24 Jan 2018, 10:02 pm

It’s not tragic that autistic people experience exponentially more stress than neurotypicals. What’s tragic is that autistic sensibilities only partially overlap, if at all, with the dominant majority neurotype. Autistic people are able to master skills and knowledge which is valued by the culture, but we think about it differently. The experiences that define us are different for every person, but for autistic people these experiences can be like death experiences. If we make it through school and can keep a job we might find ourselves isolated in a world that only makes sense to us through very specific forms of concentration. “Coming out” as autistic might include analyzing the psychological content of one or more meltdowns or stimming patterns.

The reason people are talking about “autism supremacy” on the forums is complicated. Most autistic people believe in a world where all different types of people can live and grow together, but the forms of oppression that autistic people face are unique. I think what they are trying to get at is that no matter how much time you spend with an autistic person and no matter how much you think you might understand us, if your neurology is different there will always be a chasm between us.

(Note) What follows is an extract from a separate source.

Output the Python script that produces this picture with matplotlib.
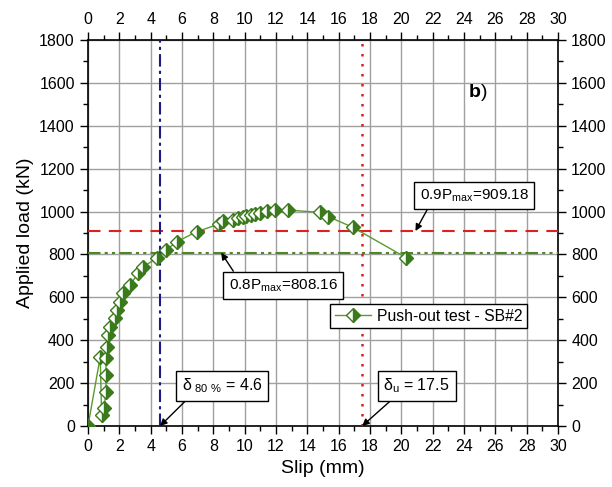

I am reminded of certain characters’ disgust with the changeling character Odo’s natural viscous liquid state in the television show Star Trek Deep Space Nine when people show aversion to my own stimming behaviors, which only appear during certain forms of stress. Some experiences such as stimming and meltdowns can force a person to admit and confront the extent of their neurological difference from the mainstream. Just because someone can function passably in a neurotypical way does not mean that that is their natural way of being or that that is where they might be most useful to society. Often times it is only self-imposed traumas that force autistic people to realize that the neurotypical values we were taught to want may not be what we actually want.

We are at a critical point in history where the rights of autistic people are being shaped gradually by organizations like Autism Speaks and people like Temple Grandin. With regard to autistic civil rights, anything is possible.